Section 9: Interim measures, etc. by Court—
(1) A party may, before or during arbitral proceedings or at any time after the making of the arbitral award but before it is enforced in accordance with Section 36, apply to a Court:—
(i) for the appointment of a guardian for a minor or a person of unsound mind for the purposes of arbitral proceedings; or
(ii) for an interim measure of protection in respect of any of the following matters, namely:—
(a) the preservation, interim custody or sale of any goods which are the subject-matter of the arbitration agreement;
(b) securing the amount in dispute in the arbitration;
(c) the detention, preservation or inspection of any property or thing which is the subject-matter of the dispute in arbitration, or as to which any question may arise therein and authorising for any of the aforesaid purposes any person to enter upon any land or building in the possession of any party, or authorising any samples to be taken or any observation to be made, or experiment to be tried, which may be necessary or expedient for the purpose of obtaining full information or evidence;
(d) interim injunction or the appointment of a receiver;
(e) such other interim measure of protection as may appear to the Court to be just and convenient,
and the Court shall have the same power for making orders as it has for the purpose of, and in relation to, any proceedings before it.
(2) Where, before the commencement of the arbitral proceedings, a court passes an order for any interim measure of protection under sub-section (1), the arbitral proceedings shall be commenced within a period of ninety days from the date of such order or within such further time as the court may determine.
(3) Once the arbitral tribunal has been constituted, the court shall not entertain an application under sub-section (1), unless the court finds that circumstances exist which may not render the remedy provided under Section 17 efficacious.
IMPORTANT CASE LAWS
1. What constitutes an arbitration agreement
Jagdish Chander v. Ramesh Chander, (2007) 5 SCC 719:
“(i) The intention of the parties to enter into an arbitration agreement shall have to be gathered from the terms of the agreement. If the terms of the agreement clearly indicate an intention on the part of the parties to the agreement to refer their disputes to a private tribunal for adjudication and a willingness to be bound by the decision of such tribunal on such disputes, it is arbitration agreement. While there is no specific form of an arbitration agreement, the words used should disclose a determination and obligation to go to arbitration and not merely contemplate the possibility of going for arbitration. Where there is merely a possibility of the parties agreeing to arbitration in future, as contrasted from an obligation to refer disputes to arbitration, there is no valid and binding arbitration agreement.
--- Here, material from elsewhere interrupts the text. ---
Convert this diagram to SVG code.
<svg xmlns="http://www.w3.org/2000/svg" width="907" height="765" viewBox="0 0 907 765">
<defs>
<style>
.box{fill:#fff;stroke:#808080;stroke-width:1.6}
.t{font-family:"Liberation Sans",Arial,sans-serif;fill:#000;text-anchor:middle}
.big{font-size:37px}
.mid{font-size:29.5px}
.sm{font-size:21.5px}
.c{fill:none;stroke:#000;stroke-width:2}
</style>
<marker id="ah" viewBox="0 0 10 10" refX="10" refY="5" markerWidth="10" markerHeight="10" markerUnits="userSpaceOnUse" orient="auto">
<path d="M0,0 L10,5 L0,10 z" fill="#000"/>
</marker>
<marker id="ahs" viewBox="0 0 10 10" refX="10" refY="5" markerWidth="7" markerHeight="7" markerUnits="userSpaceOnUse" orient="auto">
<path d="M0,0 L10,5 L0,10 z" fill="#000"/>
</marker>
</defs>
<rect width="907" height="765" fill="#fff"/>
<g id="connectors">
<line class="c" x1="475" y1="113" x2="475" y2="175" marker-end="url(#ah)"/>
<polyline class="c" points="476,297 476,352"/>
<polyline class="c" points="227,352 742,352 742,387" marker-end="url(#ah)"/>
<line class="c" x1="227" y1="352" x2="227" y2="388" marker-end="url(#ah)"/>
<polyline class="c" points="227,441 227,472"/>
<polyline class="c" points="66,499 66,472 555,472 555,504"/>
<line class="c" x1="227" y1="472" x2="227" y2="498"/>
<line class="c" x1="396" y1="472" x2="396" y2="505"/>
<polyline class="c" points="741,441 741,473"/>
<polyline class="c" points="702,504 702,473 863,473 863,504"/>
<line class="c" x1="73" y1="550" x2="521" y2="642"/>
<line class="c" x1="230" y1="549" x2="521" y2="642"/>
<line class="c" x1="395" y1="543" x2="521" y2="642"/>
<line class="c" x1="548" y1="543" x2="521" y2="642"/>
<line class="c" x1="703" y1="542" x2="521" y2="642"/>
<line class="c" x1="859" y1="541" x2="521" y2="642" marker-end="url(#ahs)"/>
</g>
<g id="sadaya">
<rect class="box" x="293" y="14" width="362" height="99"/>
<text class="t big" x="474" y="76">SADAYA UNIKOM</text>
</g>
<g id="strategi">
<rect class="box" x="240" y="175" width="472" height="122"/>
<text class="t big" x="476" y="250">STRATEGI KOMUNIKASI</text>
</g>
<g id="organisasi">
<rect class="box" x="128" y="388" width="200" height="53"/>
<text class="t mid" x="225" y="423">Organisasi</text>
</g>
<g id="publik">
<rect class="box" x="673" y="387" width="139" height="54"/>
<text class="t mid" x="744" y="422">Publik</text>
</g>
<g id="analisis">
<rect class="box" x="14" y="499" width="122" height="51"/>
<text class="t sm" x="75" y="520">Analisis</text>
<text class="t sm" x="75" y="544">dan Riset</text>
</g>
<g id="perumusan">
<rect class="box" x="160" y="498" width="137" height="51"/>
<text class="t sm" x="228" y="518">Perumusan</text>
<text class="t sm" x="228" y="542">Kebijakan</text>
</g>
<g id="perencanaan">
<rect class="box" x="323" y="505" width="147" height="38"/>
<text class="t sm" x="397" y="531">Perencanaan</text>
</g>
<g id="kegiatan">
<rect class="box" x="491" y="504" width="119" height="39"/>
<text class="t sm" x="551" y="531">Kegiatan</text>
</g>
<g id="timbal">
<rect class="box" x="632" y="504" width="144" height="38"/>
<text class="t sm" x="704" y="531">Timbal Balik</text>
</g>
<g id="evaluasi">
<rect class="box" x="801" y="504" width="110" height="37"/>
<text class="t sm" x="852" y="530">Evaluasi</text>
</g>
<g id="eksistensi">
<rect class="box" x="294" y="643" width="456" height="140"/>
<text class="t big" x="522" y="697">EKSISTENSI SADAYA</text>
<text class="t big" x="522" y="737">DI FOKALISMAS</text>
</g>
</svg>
(ii) Even if the words “arbitration” and “Arbitral Tribunal (or arbitrator)” are not used with reference to the process of settlement or with reference to the private tribunal which has to adjudicate upon the disputes, in a clause relating to settlement of disputes, it does not detract from the clause being an arbitration agreement if it has the attributes or elements of an arbitration agreement. They are: (a) The agreement should be in writing. (b) The parties should have agreed to refer any disputes (present or future) between them to the decision of a private tribunal. (c) The private tribunal should be empowered to adjudicate upon the disputes in an impartial manner, giving due opportunity to the parties to put forth their case before it. (d) The parties should have agreed that the decision of the private tribunal in respect of the disputes will be binding on them.
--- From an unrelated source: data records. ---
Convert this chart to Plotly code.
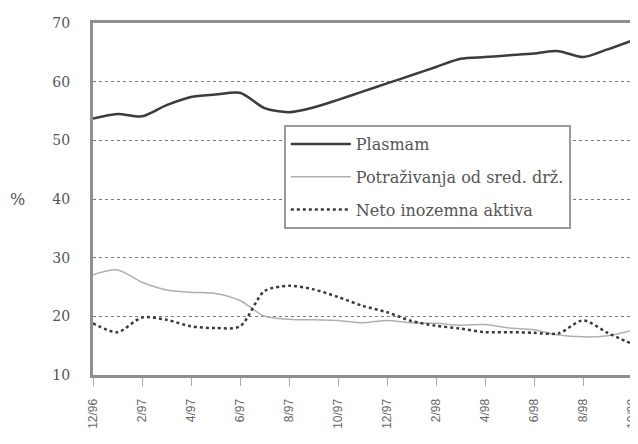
import plotly.graph_objects as go

months = ["12/96", "1/97", "2/97", "3/97", "4/97", "5/97", "6/97", "7/97", "8/97", "9/97",
          "10/97", "11/97", "12/97", "1/98", "2/98", "3/98", "4/98", "5/98", "6/98", "7/98",
          "8/98", "9/98", "10/98"]
plasmam = [53.7, 54.5, 54.1, 56.0, 57.4, 57.8, 58.1, 55.5, 54.8, 55.6,
           56.9, 58.3, 59.7, 61.1, 62.5, 63.9, 64.2, 64.5, 64.8, 65.2,
           64.2, 65.5, 67.0]
potrazivanja = [27.1, 27.9, 25.8, 24.5, 24.1, 23.9, 22.7, 20.0, 19.5, 19.4,
                19.3, 18.9, 19.3, 18.9, 18.8, 18.5, 18.6, 18.0, 17.7, 16.8,
                16.5, 16.7, 17.6]
neto = [18.8, 17.3, 19.8, 19.4, 18.3, 18.0, 18.3, 24.3, 25.2, 24.6,
        23.3, 21.8, 20.7, 19.2, 18.4, 17.9, 17.3, 17.3, 17.2, 17.1,
        19.3, 17.2, 15.3]
tick_labels = ["12/96", "2/97", "4/97", "6/97", "8/97", "10/97", "12/97",
               "2/98", "4/98", "6/98", "8/98", "10/98"]
y_ticks = [10, 20, 30, 40, 50, 60, 70]

x = list(range(len(months)))
serif = "DejaVu Serif"

fig = go.Figure()
fig.add_trace(go.Scatter(x=x, y=plasmam, name="Plasmam", mode="lines", legendgroup="a",
                         line=dict(color="#3c3c3c", width=2.5, shape="spline", smoothing=0.8)))
fig.add_trace(go.Scatter(x=x, y=potrazivanja, name="Potraživanja od sred. drž.", mode="lines",
                         legendgroup="b",
                         line=dict(color="#b0b0b0", width=1.5, shape="spline", smoothing=0.8)))
fig.add_trace(go.Scatter(x=x, y=neto, name="Neto inozemna aktiva", mode="lines", legendgroup="c",
                         line=dict(color="#3a3a3a", width=2.5, dash="dot", shape="spline", smoothing=0.8)))

fig.update_layout(
    width=630, height=436,
    margin=dict(l=85, r=6, t=15, b=69, autoexpand=False),
    paper_bgcolor="white", plot_bgcolor="white",
    font=dict(family=serif, color="#555555", size=14),
    showlegend=True,
    legend=dict(x=0.354, y=0.71, xanchor="left", yanchor="top",
                bordercolor="#9a9a9a", borderwidth=2, bgcolor="white",
                font=dict(family=serif, size=16, color="#555555"),
                tracegroupgap=9, itemwidth=60),
    annotations=[dict(text="%", xref="paper", yref="paper", x=-0.14, y=0.5,
                      xanchor="center", showarrow=False,
                      font=dict(family=serif, size=16, color="#555555"))],
)
fig.update_xaxes(range=[0, 22], tickvals=list(range(0, 23, 2)), ticktext=tick_labels,
                 tickangle=-90, automargin=False, ticklabeloverflow="allow",
                 tickfont=dict(family="Liberation Sans", size=12, color="#666666"),
                 ticks="outside", ticklen=8, tickcolor="#aaaaaa", ticklabelstandoff=8,
                 showgrid=False, zeroline=False,
                 showline=True, linecolor="#8f8f8f", linewidth=3, mirror=True)
fig.update_yaxes(range=[10, 70], tickvals=y_ticks, ticks="", ticklabelstandoff=17,
                 automargin=False,
                 showgrid=True, gridcolor="#7a7a7a", gridwidth=1, griddash="dot",
                 zeroline=False,
                 showline=True, linecolor="#8f8f8f", linewidth=3, mirror=True)

fig.write_html("out.html")
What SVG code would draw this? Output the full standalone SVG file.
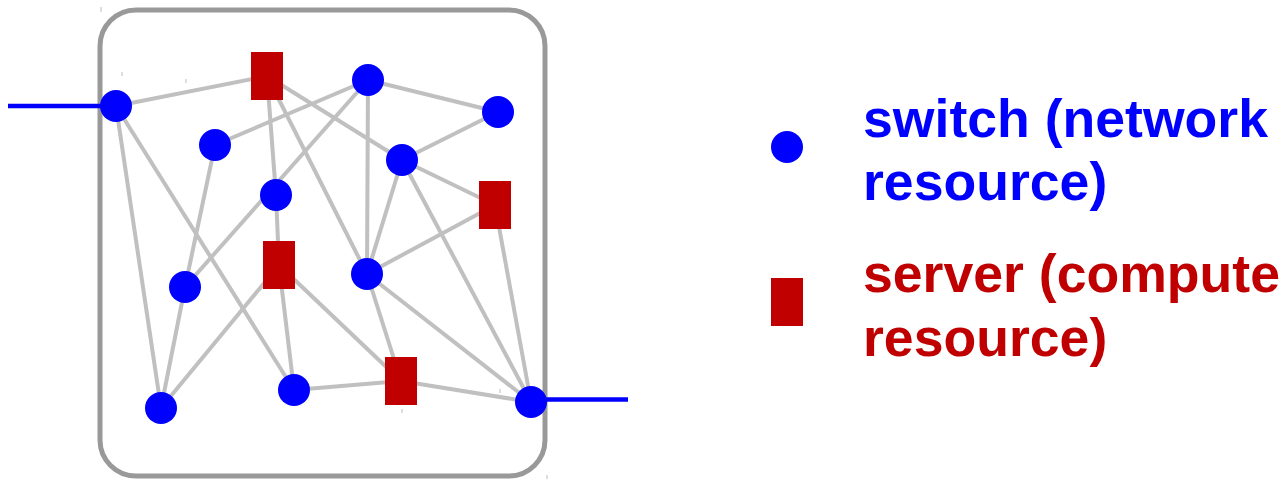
<svg xmlns="http://www.w3.org/2000/svg" width="1281" height="479" viewBox="0 0 1281 479">
  <style>
    .edge { stroke: #c0c0c0; stroke-width: 4; fill: none; }
    .uplink { stroke: #0000ff; stroke-width: 4.5; fill: none; }
    .switch { fill: #0000ff; }
    .server { fill: #c00000; }
    .tick { stroke: #bdbdbd; stroke-width: 1; }
    .label { font-family: "Liberation Sans", Arial, sans-serif; font-weight: bold; font-size: 53.6px; }
  </style>
  <defs>
    <circle id="sw" r="16"/>
    <rect id="srv" x="-16" y="-24" width="32" height="48"/>
  </defs>

  <!-- enclosing data-center boundary -->
  <rect id="boundary" x="100" y="10" width="445" height="466" rx="36" ry="36" fill="#ffffff" stroke="#999999" stroke-width="5"/>

  <!-- small stray ticks -->
  <g id="ticks">
    <line class="tick" x1="101" y1="7" x2="101" y2="12"/>
    <line class="tick" x1="122" y1="72" x2="122" y2="76"/>
    <line class="tick" x1="186" y1="79" x2="186" y2="83"/>
    <line class="tick" x1="500" y1="389" x2="500" y2="393"/>
    <line class="tick" x1="402" y1="409" x2="402" y2="413"/>
    <line class="tick" x1="547" y1="475" x2="547" y2="479"/>
  </g>

  <!-- links -->
  <g id="connectors">
    <line class="uplink" x1="8" y1="106" x2="116" y2="106"/>
    <line class="uplink" x1="531" y1="399.5" x2="628" y2="399.5"/>

    <line class="edge" x1="116" y1="106" x2="267" y2="76"/>
    <line class="edge" x1="116" y1="106" x2="161" y2="408"/>
    <line class="edge" x1="116" y1="106" x2="294" y2="390"/>
    <line class="edge" x1="215" y1="145" x2="368" y2="80"/>
    <line class="edge" x1="215" y1="145" x2="185" y2="287"/>
    <line class="edge" x1="185" y1="287" x2="161" y2="408"/>
    <line class="edge" x1="185" y1="287" x2="368" y2="80"/>
    <line class="edge" x1="267" y1="76" x2="276" y2="195"/>
    <line class="edge" x1="276" y1="195" x2="279" y2="265"/>
    <line class="edge" x1="267" y1="76" x2="402" y2="160"/>
    <line class="edge" x1="267" y1="76" x2="367" y2="274"/>
    <line class="edge" x1="368" y1="80" x2="498" y2="112"/>
    <line class="edge" x1="368" y1="80" x2="367" y2="274"/>
    <line class="edge" x1="498" y1="112" x2="402" y2="160"/>
    <line class="edge" x1="402" y1="160" x2="495" y2="205"/>
    <line class="edge" x1="402" y1="160" x2="367" y2="274"/>
    <line class="edge" x1="402" y1="160" x2="531" y2="402"/>
    <line class="edge" x1="495" y1="205" x2="367" y2="274"/>
    <line class="edge" x1="495" y1="205" x2="531" y2="402"/>
    <line class="edge" x1="367" y1="274" x2="401" y2="381"/>
    <line class="edge" x1="367" y1="274" x2="531" y2="402"/>
    <line class="edge" x1="279" y1="265" x2="161" y2="408"/>
    <line class="edge" x1="279" y1="265" x2="294" y2="390"/>
    <line class="edge" x1="279" y1="265" x2="401" y2="381"/>
    <line class="edge" x1="294" y1="390" x2="401" y2="381"/>
    <line class="edge" x1="401" y1="381" x2="531" y2="402"/>
  </g>

  <!-- switches -->
  <g id="switch-1"><use href="#sw" class="switch" x="116" y="106"/></g>
  <g id="switch-2"><use href="#sw" class="switch" x="215" y="145"/></g>
  <g id="switch-3"><use href="#sw" class="switch" x="276" y="195"/></g>
  <g id="switch-4"><use href="#sw" class="switch" x="368" y="80"/></g>
  <g id="switch-5"><use href="#sw" class="switch" x="498" y="112"/></g>
  <g id="switch-6"><use href="#sw" class="switch" x="402" y="160"/></g>
  <g id="switch-7"><use href="#sw" class="switch" x="185" y="287"/></g>
  <g id="switch-8"><use href="#sw" class="switch" x="161" y="408"/></g>
  <g id="switch-9"><use href="#sw" class="switch" x="294" y="390"/></g>
  <g id="switch-10"><use href="#sw" class="switch" x="367" y="274"/></g>
  <g id="switch-11"><use href="#sw" class="switch" x="531" y="402"/></g>

  <!-- servers -->
  <g id="server-a"><use href="#srv" class="server" x="267" y="76"/></g>
  <g id="server-b"><use href="#srv" class="server" x="495" y="205"/></g>
  <g id="server-c"><use href="#srv" class="server" x="279" y="265"/></g>
  <g id="server-d"><use href="#srv" class="server" x="401" y="381"/></g>

  <!-- legend -->
  <g id="legend-switch">
    <use href="#sw" class="switch" x="787" y="147"/>
    <text class="label" fill="#0000ff" x="863" y="137">switch (network</text>
    <text class="label" fill="#0000ff" x="863" y="200">resource)</text>
  </g>
  <g id="legend-server">
    <use href="#srv" class="server" x="787" y="302"/>
    <text class="label" fill="#c00000" x="863" y="292">server (compute</text>
    <text class="label" fill="#c00000" x="863" y="356">resource)</text>
  </g>
</svg>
(iii) Where the clause provides that in the event of disputes arising between the parties, the disputes shall be referred to arbitration, it is an arbitration agreement. Where there is a specific and direct expression of intent to have the disputes settled by arbitration, it is not necessary to set out the attributes of an arbitration agreement to make it an arbitration agreement. But where the clause relating to settlement of disputes, contains words which specifically exclude any of the attributes of an arbitration agreement or contains anything that detracts from an arbitration agreement, it will not be an arbitration agreement. For example, where an agreement requires or permits an authority to decide a claim or dispute without hearing, or requires the authority to act in the interests of only one of the parties, or provides that the decision of the authority will not be final and binding on the parties, or that if either party is not satisfied with the decision of the authority, he may file a civil suit seeking relief, it cannot be termed as an arbitration agreement.
(iv) But mere use of the word “arbitration” or “arbitrator” in a clause will not make it an arbitration agreement, if it requires or contemplates a further or fresh consent of the parties for reference to arbitration. For example, use of words such as “parties can, if they so desire, refer their disputes to arbitration” or “in the event of any dispute, the parties may also agree to refer the same to arbitration” or “if any disputes arise between the parties, they should consider settlement by arbitration” in a clause relating to settlement of disputes, indicate that the clause is not intended to be an arbitration agreement. Similarly, a clause which states that “if the parties so decide, the disputes shall be referred to arbitration” or “any disputes between parties, if they so agree, shall be referred to arbitration” is not an arbitration agreement. Such clauses merely indicate a desire or hope to have the disputes settled by arbitration, or a tentative arrangement to explore arbitration as a mode of settlement if and when a dispute arises. Such clauses require the parties to arrive at a further agreement to go to arbitration, as and when the disputes arise. Any agreement or clause in an agreement requiring or contemplating a further consent or consensus before a reference to arbitration, is not an arbitration agreement, but an agreement to enter into an arbitration agreement in future.”
2. Course of Action when the Court is in doubt with regard to arbitrability of a matter:
Vidya Drolia v. Durga Trading Corporation, (Civil Appeal 2408 of 2019):
“Courts, while analyzing a case under Section 8, may choose to identify the issues which require adjudication pertaining to the validity of the arbitration agreement. If the Court cannot rule on the invalidity of the arbitration agreement on a prima facie basis, then the Court should stop any further analysis and simply refer all the issues to arbitration to be settled.”